Tipping the Scales: How a loophole in current education law allows inequities in education spending

There is a major loophole in how the country’s low-income schools are funded, and it needs to close.

This is West Dillon Elementary.

This is East Dillon Elementary.

East Dillon has 200 students and 10 teachers.

West Dillon has 200 students and 10 teachers.

At first glance, these hypothetical schools look the same. But they’re not.

Eighty percent of East Dillon’s children live in poverty. It is considered a low-income school. Or, as defined by the Elementary and Secondary Education Act, also known as No Child Left Behind, East Dillon is a Title I school.

West Dillon’s students are better off. Only 20 percent of them come from low-income families. Thus, West Dillon is not a Title I school.

Each year, the federal government gives the Dillon School District extra funds to spend on resources for students in Title I schools.

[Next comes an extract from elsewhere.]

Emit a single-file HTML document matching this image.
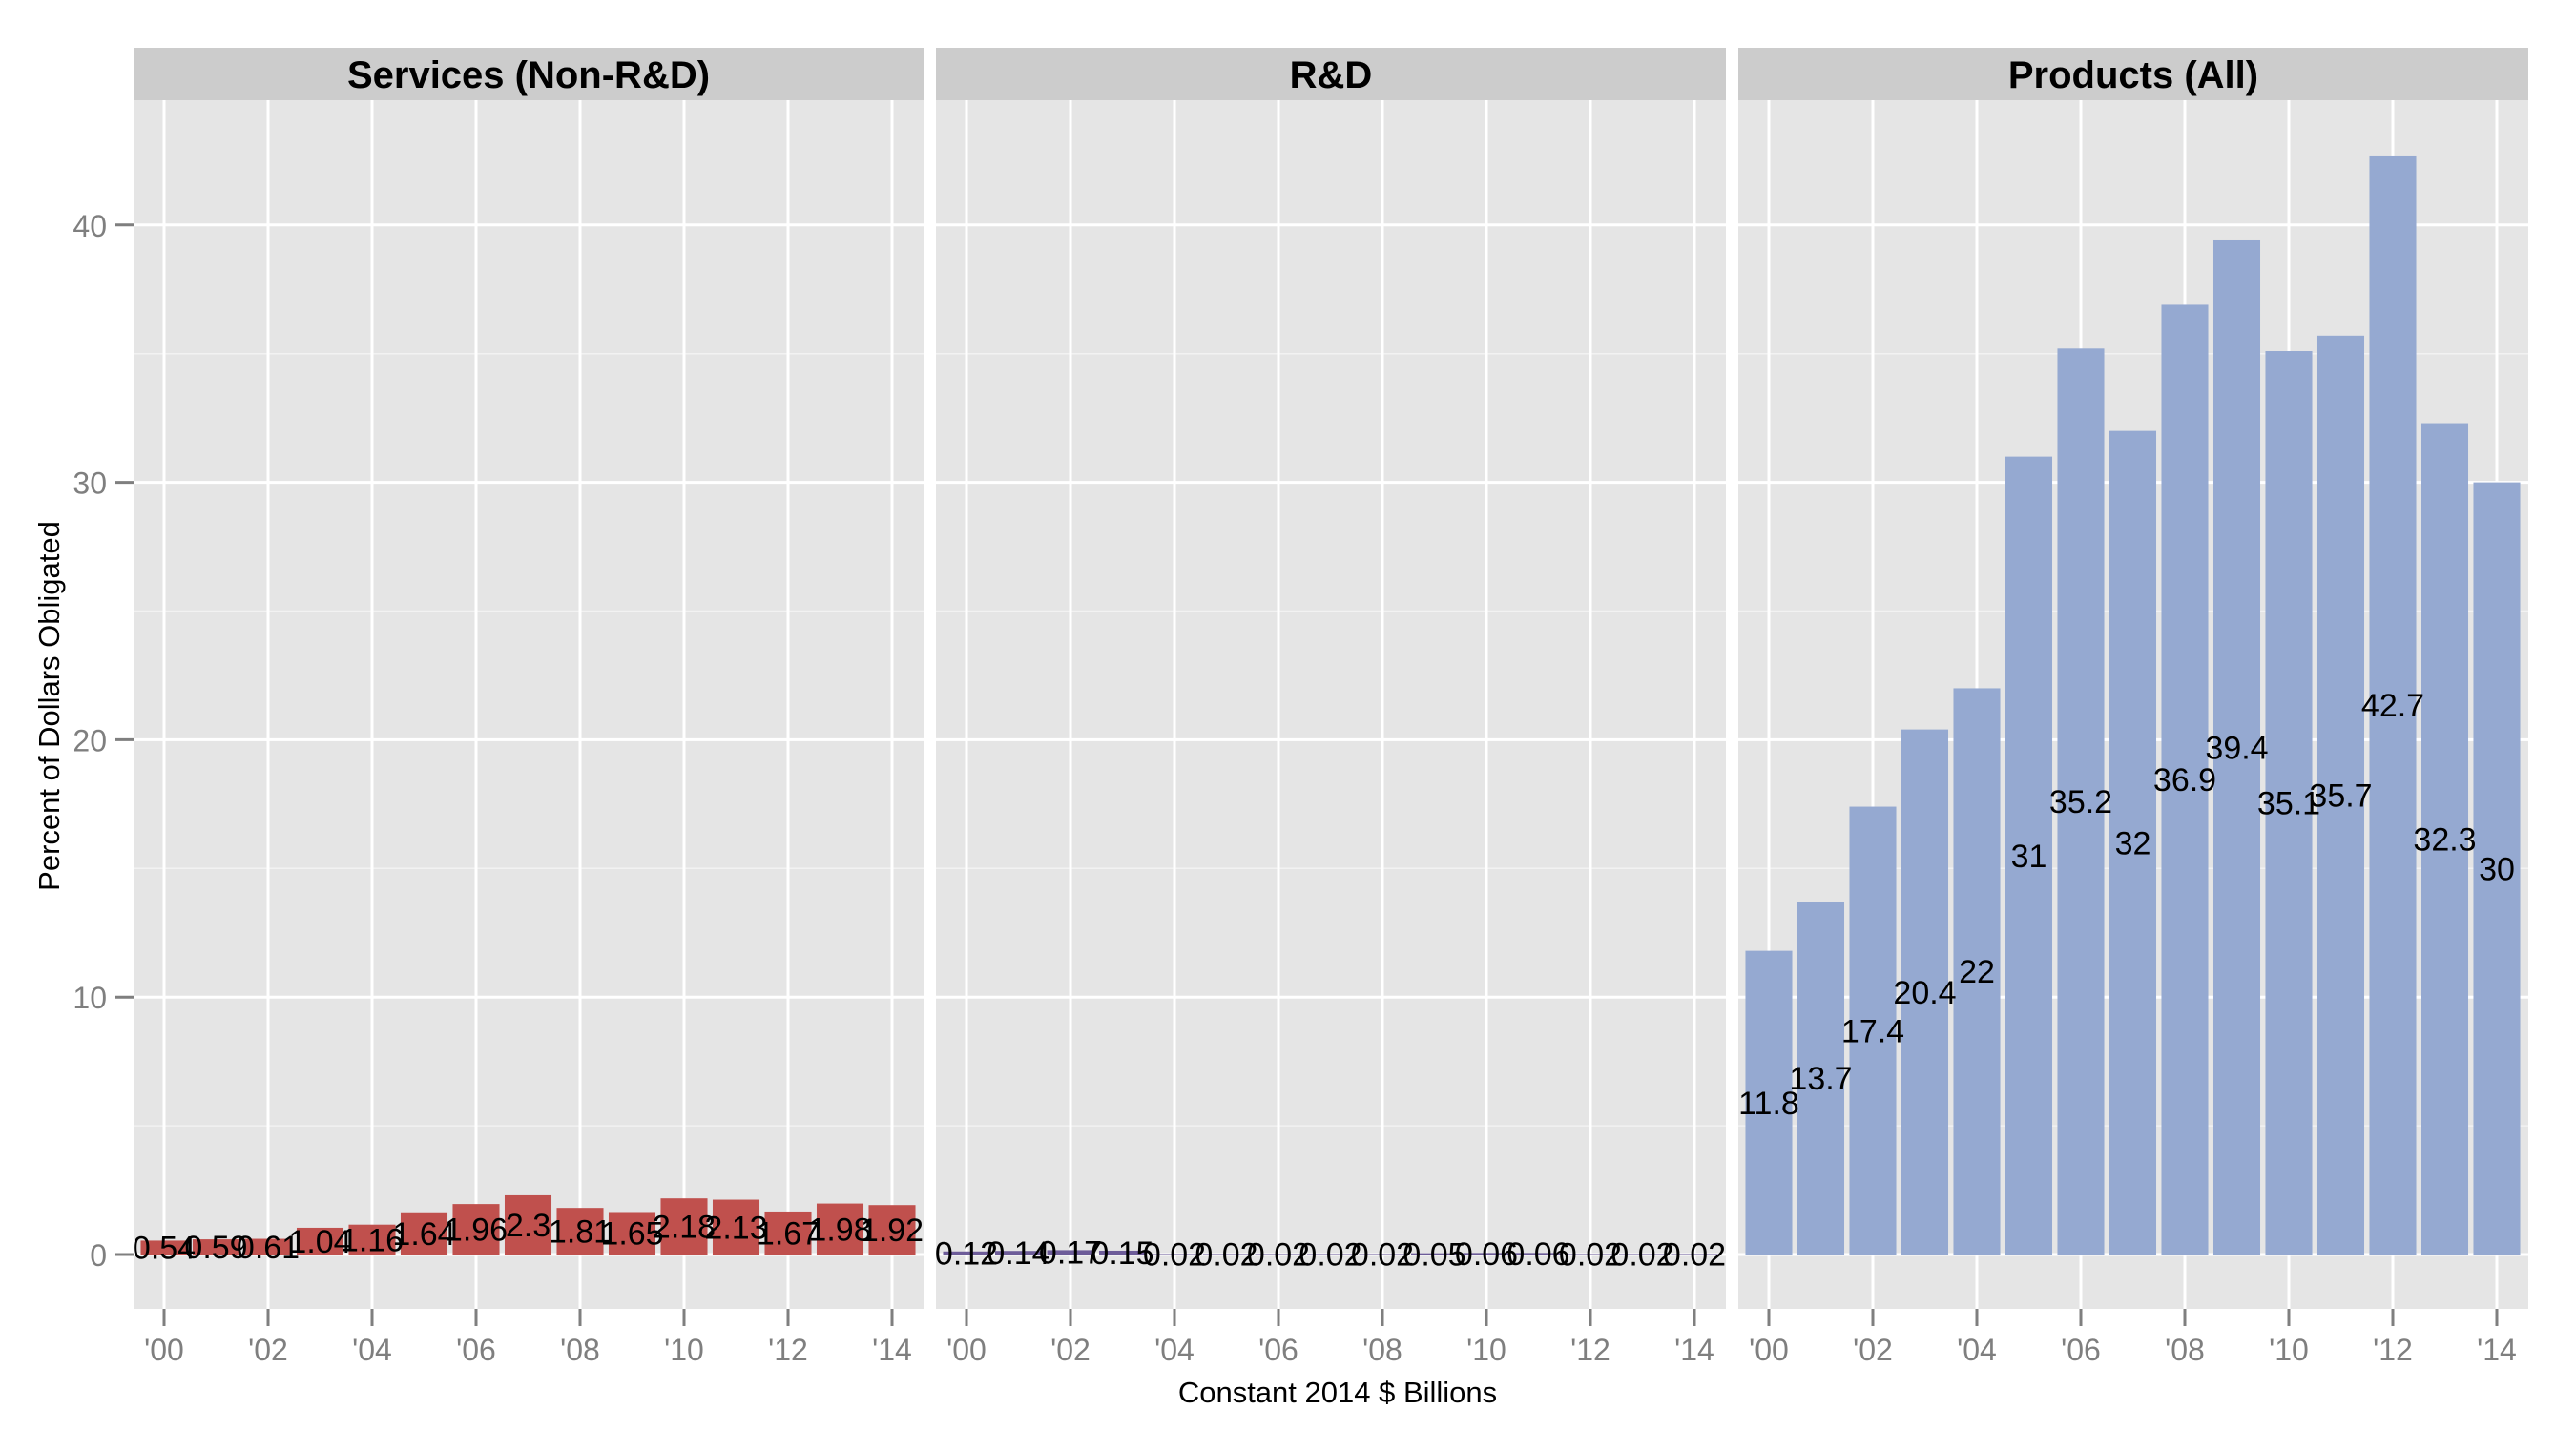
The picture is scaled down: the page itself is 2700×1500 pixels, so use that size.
<!DOCTYPE html>
<html><head><meta charset="utf-8">
<style>
html,body{margin:0;padding:0;background:#fff;}
svg{display:block;font-family:"Liberation Sans",Arial,sans-serif;}
</style></head>
<body>
<svg id="chart" width="2700" height="1500" viewBox="0 0 2700 1500" xmlns="http://www.w3.org/2000/svg">
<text x="0" y="0" transform="translate(62,740) rotate(-90)" text-anchor="middle" font-size="31" fill="#000">Percent of Dollars Obligated</text>
<text x="1402" y="1470" text-anchor="middle" font-size="31" fill="#000">Constant 2014 $ Billions</text>
</svg>
<script>
const years = [2000,2001,2002,2003,2004,2005,2006,2007,2008,2009,2010,2011,2012,2013,2014];
const tickYears = [2000,2002,2004,2006,2008,2010,2012,2014];
const tickLabels = ["'00","'02","'04","'06","'08","'10","'12","'14"];
const yTicks = [0,10,20,30,40];
const yMinor = [5,15,25,35];
const facetNames = ["Services (Non-R&D)","R&D","Products (All)"];
const servicesValues = [0.54,0.59,0.61,1.04,1.16,1.64,1.96,2.3,1.81,1.65,2.18,2.13,1.67,1.98,1.92];
const rdValues = [0.12,0.14,0.17,0.15,0.02,0.02,0.02,0.02,0.02,0.05,0.06,0.06,0.02,0.02,0.02];
const productsValues = [11.8,13.7,17.4,20.4,22,31,35.2,32,36.9,39.4,35.1,35.7,42.7,32.3,30];

const NS="http://www.w3.org/2000/svg";
const svg=document.getElementById('chart');
const panelLefts=[140,981,1822], panelW=828, panelTop=105, panelBottom=1372, stripTop=50;
const colors=["#c0504d","#6d5c99","#95a9d1"];
const series=[servicesValues,rdValues,productsValues];
const y0=1315, pxPerUnit=26.98;
function yScale(v){return y0 - v*pxPerUnit;}
const step=54.5;
function xScale(p,yr){return panelLefts[p]+32+(yr-2000)*step;}
function mk(tag,attrs,parent){const e=document.createElementNS(NS,tag);for(const k in attrs)e.setAttribute(k,attrs[k]);(parent||svg).appendChild(e);return e;}

for(let p=0;p<3;p++){
  const L=panelLefts[p];
  const g=mk('g',{});
  
  
  const strip=mk('rect',{x:L,y:stripTop,width:panelW,height:panelTop-stripTop,fill:'#cccccc'},g);
  
  
  const st=mk('text',{x:L+panelW/2,y:stripTop+42,'text-anchor':'middle','font-size':'40','font-weight':'bold',fill:'#000'},g);
  st.textContent=facetNames[p];
  
  
  const bg=mk('rect',{x:L,y:panelTop,width:panelW,height:panelBottom-panelTop,fill:'#e5e5e5'},g);
  
  
  yMinor.forEach(v=>{const l=mk('line',{x1:L,x2:L+panelW,y1:yScale(v),y2:yScale(v),stroke:'#f2f2f2','stroke-width':1.5},g);
    
    });
  yTicks.forEach(v=>{const l=mk('line',{x1:L,x2:L+panelW,y1:yScale(v),y2:yScale(v),stroke:'#fff','stroke-width':3},g);
    
    });
  tickYears.forEach((yr,i)=>{const x=xScale(p,yr);
    const l=mk('line',{x1:x,x2:x,y1:panelTop,y2:panelBottom,stroke:'#fff','stroke-width':3},g);
    
    
    const t=mk('line',{x1:x,x2:x,y1:panelBottom,y2:panelBottom+18,stroke:'#7f7f7f','stroke-width':3},g);
    
    
    const tl=mk('text',{x:x,y:panelBottom+54,'text-anchor':'middle','font-size':'32',fill:'#7f7f7f'},g);
    tl.textContent=tickLabels[i];
    
    });
  const vals=series[p];
  years.forEach((yr,i)=>{const v=vals[i];const x=xScale(p,yr);const bw=step*0.9;
    const b=mk('rect',{x:x-bw/2,y:yScale(v),width:bw,height:Math.max(y0-yScale(v),0.5),fill:colors[p]},g);
    
    
  });
  years.forEach((yr,i)=>{const v=vals[i];const x=xScale(p,yr);
    const t=mk('text',{x:x,y:yScale(v/2)+12,'text-anchor':'middle','font-size':'34',fill:'#000'},g);
    t.textContent=String(v);
    
    
  });
}
yTicks.forEach(v=>{
  const t=mk('line',{x1:121,x2:140,y1:yScale(v),y2:yScale(v),stroke:'#7f7f7f','stroke-width':3});
  
  
  const tl=mk('text',{x:112,y:yScale(v)+12,'text-anchor':'end','font-size':'32',fill:'#7f7f7f'});
  tl.textContent=String(v);
  
  
});
</script>
</body></html>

But in order to qualify for this federal money, the Dillon School District must show that it is spending its state and local money on the two schools equally. This is called comparability, and it’s meant to ensure that schools in a district are funded equally by state and local resources, and that Title I provides additional funds to the low-income schools that need more help.

But there’s a loophole.

Typically, school districts show that their Title I and non-Title I schools have “comparable” services by showing similar student-teacher ratios. But let’s take a closer look.

Most of East Dillon’s teachers are new to the field and make an average salary of $45,000 a year. West Dillon’s teachers, on the other hand, have been teaching for an average of 20 years and make $65,000 a year. So while the two schools have the same amount of teachers and the same amount of students, West Dillon spends more money on its teachers than East Dillon does. Which means West Dillon also spends more money per student than East Dillon. That’s hardly comparable, and it adds up to a big difference in total spending.

This comparability provision is misleading. Districts should have to show that schools receive comparable resources—in actual dollars per pupil.

East Dillon should get its fair share of state and local funds to provide basic services to its lower income students. High-poverty schools need to be able to support new teachers, offer incentives for effective veterans to stay, and use strategies like expanded learning time to enhance the educational experience of students in high-poverty schools.

It’s time to stop shortchanging our most vulnerable students and finally close the comparability loophole.